I was inspired by a piece I read during my Christmas holiday titled “In Defense of the Memory Theater”.

In it, Nathan Schneider describes his bookshelf as a rotating amalgam of whatever my heart desired from the library. Personally, my needs for such a shelf are based much more around being able to quickly retrieve information I unearthed or researched quite some time ago which has suddenly become important to a situation that could benefit from related wisdom.

Nathan presents a hypothetical bookshelf manifesto to cover the basic needs that technology, and more specifically web content management systems, must provide:

for-life, liberatedness, and the pursuit of eclecticism

Look familiar? It should – it’s the tagline of this site.

Break down the manifesto into three parts:

  1. for-life: preserve the collection
  2. “For-life” means the right to keep one’s books as long as one lives and, just as importantly, to pass them on to one’s descendants. They must not be take-away-able by the fiat of a far-away corporation. They must be in a medium and format that will be readable in a hundred years and, if we know what’s good for us, in five thousand.

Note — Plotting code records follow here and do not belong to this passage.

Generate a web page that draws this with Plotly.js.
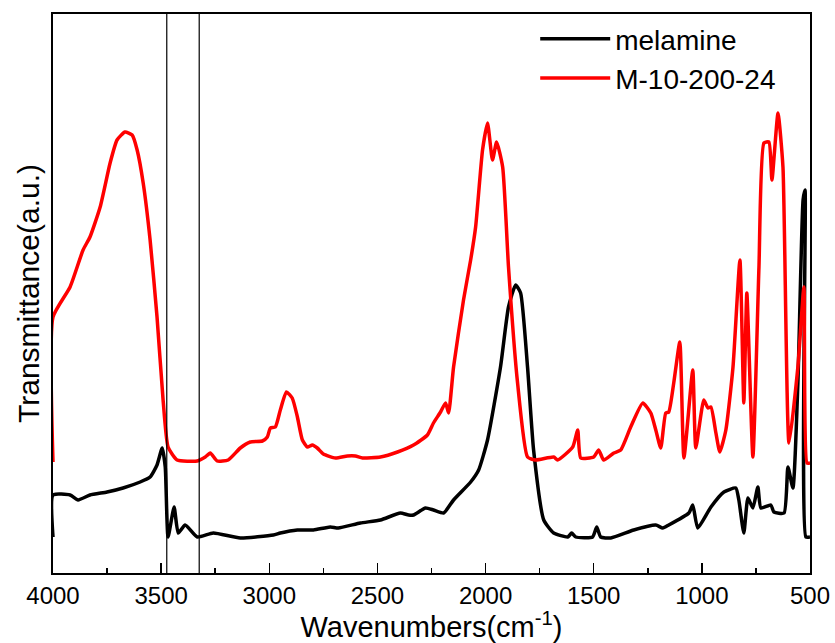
<!DOCTYPE html>
<html>
<head>
<meta charset="utf-8">
<script src="https://cdn.plot.ly/plotly-3.0.1.min.js"></script>
<style>html,body{margin:0;padding:0;background:#fff;}#chart{width:835px;height:643px;}</style>
</head>
<body>
<div id="chart"></div>
<script>
// Wavenumbers (cm^-1) and transmittance (a.u.)
const melamineWavenumbers = [4000,4000,3921,3884,3829,3750,3676,3597,3551,3519,3495,3481,3468,3440,3421,3389,3333,3259,3134,2981,2949,2870,2796,2718,2681,2579,2486,2394,2356,2333,2278,2241,2194,2148,2069,2032,1991,1931,1894,1861,1838,1806,1778,1731,1685,1620,1602,1583,1505,1486,1468,1421,1315,1213,1181,1153,1060,1042,1019,958,898,843,829,806,787,764,741,727,681,667,620,602,579,556,532,523,519,500];
const melamineValues = [36,78,78,73,78,81,85,91,96,108,125,106,36,66,40,48,36,40,35,38,40,43,43,46,45,50,53,60,58,58,65,63,60,73,91,103,133,206,266,288,280,206,123,53,40,36,40,36,36,46,36,35,43,48,45,48,60,68,45,66,81,85,73,40,75,65,86,65,68,61,60,106,85,190,373,383,36,36];

const sampleWavenumbers = [4000,4000,3921,3861,3829,3782,3736,3704,3667,3634,3611,3583,3551,3519,3491,3468,3426,3333,3296,3273,3241,3190,3134,3088,3032,3009,2995,2972,2949,2921,2894,2870,2847,2824,2801,2778,2750,2694,2639,2602,2569,2486,2407,2333,2269,2241,2208,2185,2171,2148,2102,2069,2046,2014,1991,1968,1949,1921,1894,1852,1806,1769,1685,1667,1597,1574,1560,1500,1477,1454,1407,1375,1329,1273,1236,1213,1190,1167,1153,1130,1102,1083,1042,1028,991,972,958,935,917,889,856,824,806,792,764,736,713,690,676,648,625,597,556,528,514,500];
const sampleValues = [111,256,286,323,336,366,410,433,441,438,423,390,333,256,173,126,113,112,116,120,112,113,125,131,132,136,145,146,163,181,175,156,133,126,128,125,119,115,117,117,115,116,121,128,138,150,161,170,160,206,273,313,346,423,450,413,431,406,306,190,116,113,116,113,126,143,115,116,123,113,120,123,146,170,160,143,125,160,161,190,231,115,203,125,173,165,166,140,121,143,206,313,170,280,116,306,430,431,393,460,406,130,206,286,110,110];

const seriesNames = ["melamine", "M-10-200-24"];
const seriesColors = ["#000000", "#ff0000"];
const markerLines = [3474, 3324];
const xTickValues = [4000,3500,3000,2500,2000,1500,1000,500];

const traces = [
  {x: melamineWavenumbers, y: melamineValues, name: seriesNames[0], type: "scatter", mode: "lines",
   line: {color: seriesColors[0], width: 3.5, shape: "spline", smoothing: 0.5}},
  {x: sampleWavenumbers, y: sampleValues, name: seriesNames[1], type: "scatter", mode: "lines",
   line: {color: seriesColors[1], width: 3.5, shape: "spline", smoothing: 0.5}}
];

const shapes = markerLines.map(v => ({
  type: "line", xref: "x", yref: "paper", x0: v, x1: v, y0: 0, y1: 1,
  line: {color: "#000", width: 1.2}
}));

const layout = {
  width: 835, height: 643,
  margin: {l: 53, r: 25, t: 14, b: 70},
  paper_bgcolor: "#fff", plot_bgcolor: "#fff",
  font: {family: "Liberation Sans, Arial, sans-serif", color: "#000"},
  showlegend: true,
  legend: {x: 0.637, y: 1, xanchor: "left", yanchor: "top", bgcolor: "rgba(0,0,0,0)",
           font: {size: 28, color: "#000"}, itemwidth: 70, tracegroupgap: 0},
  xaxis: {
    range: [4000, 500], tickvals: xTickValues, ticks: "inside", ticklen: 10, tickwidth: 1.5,
    tickcolor: "#000", showline: true, linewidth: 2, linecolor: "#000", mirror: true,
    showgrid: false, zeroline: false, tickfont: {size: 24},
    minor: {dtick: 250, ticks: "inside", ticklen: 5, tickwidth: 1.5, tickcolor: "#000", showgrid: false},
    title: {text: "Wavenumbers(cm<sup>-1</sup>)", font: {size: 29}, standoff: 0}
  },
  yaxis: {
    range: [0, 559], showticklabels: false, ticks: "", showline: true, linewidth: 2,
    linecolor: "#000", mirror: true, showgrid: false, zeroline: false,
    title: {text: "Transmittance(a.u.)", font: {size: 30}, standoff: 3}
  },
  shapes: shapes
};

Plotly.newPlot("chart", traces, layout, {displayModeBar: false, staticPlot: true});
</script>
</body>
</html>
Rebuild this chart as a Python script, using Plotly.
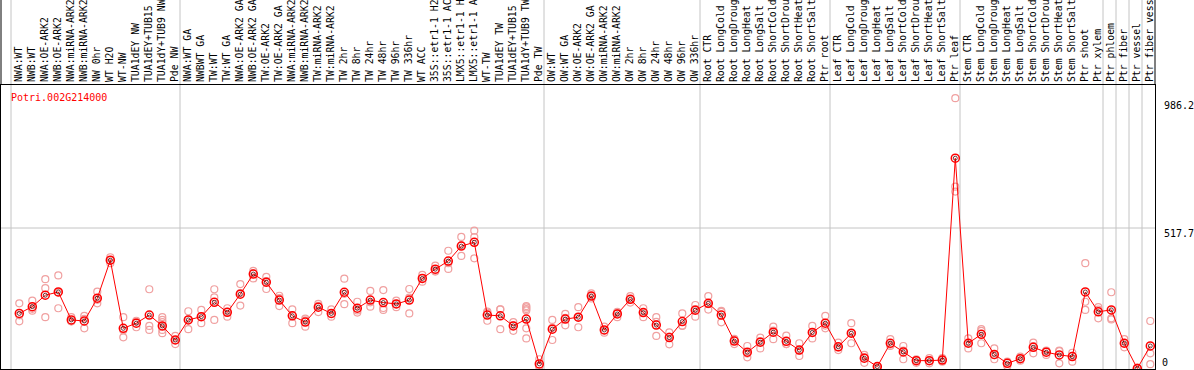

  3. liberatedness: truly ours, completely free
  4. “Liberatedness” means that the texts are truly ours to do with as we please, short of harming others. We can lend them to enemies and friends. We can mark them up or damage them. We can move them around wherever we like, and wherever the technology allows, freely organizing and categorizing them to all the limits of our private compulsions.

  5. the pursuit of eclecticism: no censorship
  6. Finally, “the pursuit of eclecticism” means that there should be no limit on the breadth of our collections. Plainly, no censorship.

Nathan really nails it describing his own blog and how his collection is pieced together:

The journal I keep on this site is the notes toward an integration still discovering itself—an assembly of thought, education, and experience that is truthful and communicative. My tone and method is precisely speculative: every word is exactly hypothesis. I believe in the importance of free-ranging explanation, while recognizing fearfully that with even the most casual remark we are building ourselves and our world irrevocably.

I, you, we, need to stop committing time and energy to the creation of bookshelves that cannot be sustained. Not if life is really dedicated to building something of grander design than oneself.